Colleges/Services are required to send a list of staff who have received relocation expenses (including any payments for temporary accommodation which have been paid direct to the supplier) in excess of £8000 within each tax year together with the amount paid to the Pay & Benefits Team Leader in Human Resources (Email payandbenefits@exeter.ac.uk) by 6 April each year in order that the information can be entered onto a P11D for that member of staff.

If the University pays direct for temporary living accommodation, for example in a hotel, and the relocation satisfies all of HM Revenue and Customs qualifying conditions, it will still be exempt from tax but the information must be reported to HM Revenue and Customs on a P11D.

If the relocation does not meet the qualifying conditions, it becomes a taxable benefit and again must be reported to HM Revenue and Customs on a P11D.

The value reported to HMRC is the cost to the University of providing the benefit - ie the gross payment made to the supplier.

These details must be provided to the Employee Services Team Leader in Human Resources by your College/Service no later than the end of the tax year in which the expenditure was incurred.

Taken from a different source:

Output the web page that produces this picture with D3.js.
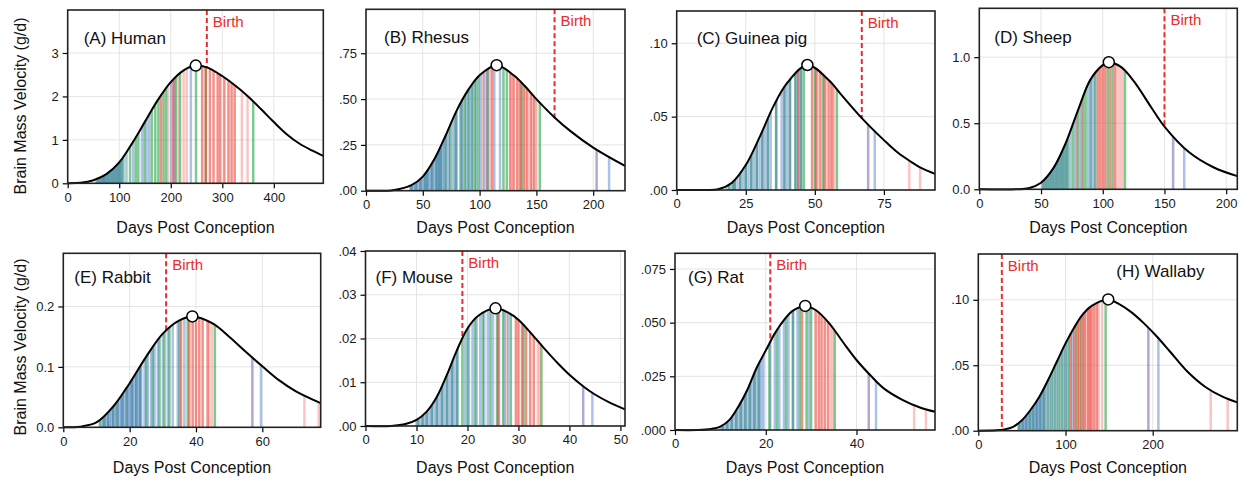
<!DOCTYPE html>
<html>
<head>
<meta charset="utf-8">
<script src="https://cdn.jsdelivr.net/npm/d3@7"></script>
<style>
  body { margin: 0; background: #fff; }
  svg text { font-family: "Liberation Sans", Arial, Helvetica, sans-serif; }
  .grid line { stroke: #e4e4e4; stroke-width: 1; }
  .axis path { display: none; }
  .axis line { stroke: #000; stroke-width: 1.2; }
  .axis text { font-size: 13px; fill: #1a1a1a; }
  .frame { fill: none; stroke: #222; stroke-width: 1.6; }
  .curve { fill: none; stroke: #000; stroke-width: 2; }
  .birth { stroke: #ee2a2a; stroke-width: 2; stroke-dasharray: 5,3; }
  .birth-label { fill: #ee2a2a; font-size: 15px; }
  .panel-title { font-size: 17px; fill: #111; }
  .axis-title { font-size: 16px; fill: #111; }
</style>
</head>
<body>
<div id="chart"></div>
<script>
// ---- data ----
const panelNames = ["(A) Human", "(B) Rhesus", "(C) Guinea pig", "(D) Sheep",
                    "(E) Rabbit", "(F) Mouse", "(G) Rat", "(H) Wallaby"];
const birthDays  = [270, 166, 67, 150, 31, 19, 21, 27];
const peakDays   = [248.5, 115, 47.3, 104.9, 38.9, 25.5, 28.7, 149];
const peakValues = [2.71, 0.685, 0.0852, 0.962, 0.1835, 0.0269, 0.0578, 0.1003];

const xTicks = [
  [0, 100, 200, 300, 400], [0, 50, 100, 150, 200], [0, 25, 50, 75], [0, 50, 100, 150, 200],
  [0, 20, 40, 60], [0, 10, 20, 30, 40, 50], [0, 20, 40], [0, 100, 200]
];
const yTicks = [
  [0, 1, 2, 3], [0, 0.25, 0.5, 0.75], [0, 0.05, 0.1], [0, 0.5, 1.0],
  [0, 0.1, 0.2], [0, 0.01, 0.02, 0.03, 0.04], [0, 0.025, 0.05, 0.075], [0, 0.05, 0.1]
];

// brain mass velocity curves: [day, g/d]
const curveA = [[0,0],[25,0.01],[50,0.07],[75,0.21],[100,0.48],[125,0.92],[150,1.42],[175,1.92],
  [200,2.33],[225,2.6],[248.5,2.71],[270,2.67],[300,2.47],[325,2.25],[350,2.0],[375,1.71],
  [400,1.41],[425,1.13],[450,0.91],[475,0.75],[496,0.63]];
const curveB = [[0,0],[25,0.004],[40,0.03],[50,0.077],[60,0.17],[70,0.3],[80,0.44],[90,0.55],
  [100,0.63],[115,0.685],[130,0.63],[140,0.57],[150,0.5],[166,0.4],[180,0.325],[200,0.235],[228,0.135]];
const curveC = [[0,0],[10,0],[15,0.0005],[20,0.005],[25,0.017],[30,0.036],[35,0.057],[40,0.073],
  [47.3,0.0852],[55,0.075],[60,0.064],[67,0.049],[75,0.034],[80,0.0255],[85,0.019],[89,0.0145],[93.5,0.011]];
const curveD = [[0,0],[30,0],[40,0.008],[50,0.05],[60,0.16],[70,0.35],[80,0.6],[90,0.83],
  [100,0.94],[104.9,0.962],[115,0.925],[125,0.82],[140,0.61],[150,0.475],[170,0.28],[190,0.165],[209,0.1]];
const curveE = [[0,0],[5,0.001],[10,0.008],[15,0.034],[20,0.073],[25,0.117],[30,0.155],[35,0.177],
  [38.9,0.1835],[45,0.172],[50,0.15],[55,0.125],[60,0.101],[65,0.078],[70,0.06],[77.6,0.04]];
const curveF = [[0,0],[5,0],[8,0.0005],[10,0.0014],[12,0.0033],[14,0.0067],[16,0.0118],[18,0.0175],
  [20,0.0223],[22,0.0251],[25.5,0.0269],[28,0.0259],[30,0.0243],[33,0.0205],[35,0.0178],[38,0.014],
  [40,0.0117],[43,0.0088],[45,0.0072],[48,0.0053],[50.9,0.0038]];
const curveG = [[0,0],[5,0],[8,0.0005],[10,0.0016],[12,0.0047],[14,0.011],[16,0.019],[18,0.029],
  [20,0.037],[22,0.045],[24,0.0512],[26,0.0556],[28.7,0.0578],[31,0.0559],[34,0.0497],[37,0.041],
  [40,0.0326],[43,0.0256],[46,0.0194],[50,0.0142],[54,0.0105],[57.3,0.0085]];
const curveH = [[0,0],[20,0.0003],[30,0.001],[40,0.003],[50,0.008],[60,0.016],[70,0.026],[80,0.0387],
  [90,0.0527],[100,0.0667],[110,0.0789],[120,0.089],[130,0.0954],[149,0.1003],[160,0.0972],
  [175,0.0908],[190,0.082],[205,0.0718],[220,0.0603],[240,0.045],[260,0.0336],[280,0.026],[297,0.0216]];

// coloured gene-timing stripes (days), one list per colour
const greenA = [56,60,64,68,71,75,79,83,87,91,95,99,103,108,121,132,137,149,163,170,176,186,191,210,218,249,268,360];
const blueA  = [58,62,66,70,73,77,81,85,89,93,97,101,105,114,127,144,153,158,201,207,239];
const redA   = [181,205,261,268,276,283,291,296,304,312,318,324];
const pinkA  = [195,215,225,231,338,349];

const greenB = [40,44,48,52,54,58,62,64,66,70,74,79,84,87,90,93,96,99,107,121,124,137,153];
const blueB  = [39,40.5,42,43.5,45,46.5,48,49.5,51,52.5,54,55.5,57,58.5,60,61.5,63,64.5,66,67.5,
  69,71,73,76,78,80,83,85,88,91,94,97,101,104,107,113,118,214];
const redB   = [111,127,130,133,136,139,142,145,148];
const pinkB  = [103,106,109,128.5,134.5,140.5,146.5,150];

const greenC = [19,20.5,21,23,25,27,29,31,33,36,39,41,43,45,46,50,53,58];
const blueC  = [18,19,20,21,22,23,24,25,26,27,28,29,30,31,32,33,34,36,38,39,40,41,43,44,45,71.7];
const redC   = [44,49,50.5,52,53.5,55,56];
const pinkC  = [51,54,56.5,57,84.2,88.1];

const greenD = [52,54,56,58,60,62,64,66,68,70,72,76,80,84,86,90,94,104,108,118];
const blueD  = [51,53,55,57,59,61,63,65,67,69,71,74,78,82,88,91,93,166];
const redD   = [96,98,100,102,106,110];
const pinkD  = [79,83,112,114,116];

const greenE = [11,12.3,13.5,15,16.3,17.8,19.2,20.7,22,23.2,25,27,29,30.5,32,35,37.5,45.7];
const blueE  = [11.5,12,12.5,13,13.5,14,14.5,15,15.5,16,16.5,17,17.5,18,18.5,19,19.5,20,20.5,21,
  21.5,22,22.5,23,23.5,24.5,25.5,26.5,27.5,28.5,30,31.5,33,34.5,36.5,59.6];
const redE   = [35.5,38,39,40,41,42,43.5];
const pinkE  = [44,44.8,72.7,77];

const greenF = [10.3,11.2,12,13,14,15,16,17,18,19,20,21.5,23,24.5,25.8,27,28.5,31,34.5];
const blueF  = [10,10.5,11,11.5,12,12.5,13,13.5,14,14.5,15,15.5,16,16.5,17,17.5,18,19.5,20.3,21,
  21.8,22.5,23.3,24,25,26.2,27.3,28,44.5];
const redF   = [26,29.5,30,30.7,31.5,32.3,33];
const pinkF  = [27.7,33.8,34.2];

const greenG = [10.5,11.5,12.5,13.5,14.5,15.5,16.5,17.5,18.5,20.8,22.5,24.5,26,27.5,29,30,35.2];
const blueG  = [10,10.5,11,11.5,12,12.5,13,13.5,14,14.5,15,15.5,16,16.5,17,17.5,18,18.5,19,19.5,
  21,22,23,24,25,26,27,29.5,44.3];
const redG   = [28,31,31.7,32.3,33,33.7];
const pinkG  = [34.3,34.8,52.7,55.3];

const greenH = [47,51,55,59,63,67,71,75,80,84,88,92,96,100,104,112,118,146];
const blueH  = [46,48,50,52,54,56,58,60,62,64,66,68,70,72,74,76,78,82,86,90,94,98,102,108,206.5];
const redH   = [106,110,114,116,120,122,126,128,130,133,136];
const pinkH  = [124,138,142,266.5,286];

// the lone mauve stripe after the main burst, per panel A..H
const purpleDays = [[], [203], [69.3], [157], [57], [42.7], [42.7], [195]];

// ---- layout (pixel boxes per panel, scale extents) ----
const LAYOUT = [
  { l: 67.7,  t: 10,    r: 323.3,  b: 183.3, xMax: 496,  yMax: 3.99,  fmt: "d",   tx: 16,  ty: 34 },
  { l: 366,   t: 9.3,   r: 625,    b: 190.7, xMax: 228,  yMax: 0.99,  fmt: ".2f", tx: 18,  ty: 34 },
  { l: 676.7, t: 11,    r: 935,    b: 190,   xMax: 93.5, yMax: 0.122, fmt: ".2f", tx: 20,  ty: 33 },
  { l: 979.3, t: 8.3,   r: 1237.3, b: 189.3, xMax: 209,  yMax: 1.37,  fmt: ".1f", tx: 15,  ty: 35 },
  { l: 63.3,  t: 253.3, r: 320.7,  b: 427.3, xMax: 77.6, yMax: 0.288, fmt: ".1f", tx: 11,  ty: 30 },
  { l: 365.5, t: 251,   r: 625,    b: 426,   xMax: 50.9, yMax: 0.04,  fmt: ".2f", tx: 10,  ty: 32 },
  { l: 675,   t: 253.3, r: 935,    b: 430,   xMax: 57.3, yMax: 0.0823,fmt: ".3f", tx: 13,  ty: 30 },
  { l: 978.3, t: 254,   r: 1237.3, b: 430.7, xMax: 297,  yMax: 0.135, fmt: ".2f", tx: 138, ty: 23 }
];
const XTITLE_Y = [233, 473];
const COLOR = {
  green:  "rgba(40,165,65,0.6)",
  blue:   "rgba(70,120,200,0.45)",
  red:    "rgba(235,70,60,0.6)",
  pink:   "rgba(240,105,100,0.38)",
  purple: "rgba(130,110,180,0.6)"
};
const STRIPE_W = 2.5;

const curves  = [curveA, curveB, curveC, curveD, curveE, curveF, curveG, curveH];
const stripes = [
  { green: greenA, blue: blueA, red: redA, pink: pinkA },
  { green: greenB, blue: blueB, red: redB, pink: pinkB },
  { green: greenC, blue: blueC, red: redC, pink: pinkC },
  { green: greenD, blue: blueD, red: redD, pink: pinkD },
  { green: greenE, blue: blueE, red: redE, pink: pinkE },
  { green: greenF, blue: blueF, red: redF, pink: pinkF },
  { green: greenG, blue: blueG, red: redG, pink: pinkG },
  { green: greenH, blue: blueH, red: redH, pink: pinkH }
].map((s, i) => ({ ...s, purple: purpleDays[i] }));

const svg = d3.select("#chart").append("svg")
  .attr("width", 1245).attr("height", 478);
const defs = svg.append("defs");
const smooth = d3.curveCatmullRom.alpha(0.5);

LAYOUT.forEach((L, i) => {
  const x = d3.scaleLinear().domain([0, L.xMax]).range([L.l, L.r]);
  const y = d3.scaleLinear().domain([0, L.yMax]).range([L.b, L.t]);
  const g = svg.append("g").attr("class", "panel");
  const data = curves[i];

  // gridlines
  const grid = g.append("g").attr("class", "grid");
  grid.selectAll(".gx").data(xTicks[i].filter(t => t > 0)).join("line")
    .attr("x1", d => x(d)).attr("x2", d => x(d)).attr("y1", L.t).attr("y2", L.b);
  grid.selectAll(".gy").data(yTicks[i].filter(t => t > 0)).join("line")
    .attr("x1", L.l).attr("x2", L.r).attr("y1", d => y(d)).attr("y2", d => y(d));

  // clip regions under and above the curve
  const under = d3.area().x(d => x(d[0])).y0(L.b).y1(d => y(d[1])).curve(smooth);
  const above = d3.area().x(d => x(d[0])).y0(L.t).y1(d => y(d[1])).curve(smooth);
  defs.append("clipPath").attr("id", "under" + i).append("path").datum(data).attr("d", under);
  defs.append("clipPath").attr("id", "above" + i).append("path").datum(data).attr("d", above);

  // stripes, clipped to the area under the curve
  const sg = g.append("g").attr("clip-path", `url(#under${i})`);
  ["green", "blue", "pink", "red", "purple"].forEach(k => {
    sg.selectAll(".s-" + k).data(stripes[i][k]).join("rect")
      .attr("class", "s-" + k)
      .attr("x", d => x(d) - STRIPE_W / 2).attr("width", STRIPE_W)
      .attr("y", L.t).attr("height", L.b - L.t)
      .attr("fill", COLOR[k]);
  });

  // birth marker (only drawn above the curve)
  g.append("line").attr("class", "birth").attr("clip-path", `url(#above${i})`)
    .attr("x1", x(birthDays[i])).attr("x2", x(birthDays[i]))
    .attr("y1", L.t).attr("y2", L.b);
  g.append("text").attr("class", "birth-label")
    .attr("x", x(birthDays[i]) + 6).attr("y", L.t + 17).text("Birth");

  // velocity curve
  g.append("path").datum(data).attr("class", "curve")
    .attr("d", d3.line().x(d => x(d[0])).y(d => y(d[1])).curve(smooth));

  // peak
  g.append("circle").attr("cx", x(peakDays[i])).attr("cy", y(peakValues[i])).attr("r", 5.5)
    .attr("fill", "#fff").attr("stroke", "#000").attr("stroke-width", 1.5);

  // axes
  const f = d3.format(L.fmt);
  const yFmt = L.fmt === "d" || L.fmt === ".1f" ? f : (d => f(d).replace(/^0\./, "."));
  g.append("g").attr("class", "axis")
    .attr("transform", `translate(0,${L.b})`)
    .call(d3.axisBottom(x).tickValues(xTicks[i]).tickSize(5).tickPadding(4).tickFormat(d3.format("d")));
  g.append("g").attr("class", "axis")
    .attr("transform", `translate(${L.l},0)`)
    .call(d3.axisLeft(y).tickValues(yTicks[i]).tickSize(5).tickPadding(4).tickFormat(yFmt));

  g.append("rect").attr("class", "frame")
    .attr("x", L.l).attr("y", L.t).attr("width", L.r - L.l).attr("height", L.b - L.t);

  g.append("text").attr("class", "panel-title")
    .attr("x", L.l + L.tx).attr("y", L.t + L.ty).text(panelNames[i]);

  g.append("text").attr("class", "axis-title").attr("text-anchor", "middle")
    .attr("x", (L.l + L.r) / 2).attr("y", XTITLE_Y[i < 4 ? 0 : 1])
    .text("Days Post Conception");
});

// shared y-axis titles on the left column
[106, 347].forEach(cy => {
  svg.append("text").attr("class", "axis-title").attr("text-anchor", "middle")
    .attr("transform", `translate(26,${cy}) rotate(-90)`)
    .text("Brain Mass Velocity (g/d)");
});
</script>
</body>
</html>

The expenditure incurred by the University will count against the new employee's total relocation allowance.

What if the member of staff leaves resigns?

The scheme provides for the recovery of an element of the relocation assistance should the member of staff leave within the first three years after their appointment. In order that the payment can be deducted from their final salary payments schools and services are required to advise the Payroll Supervisor if a member of staff who is leaving within three years of joining the University received relocation assistance on joining and the total amount paid.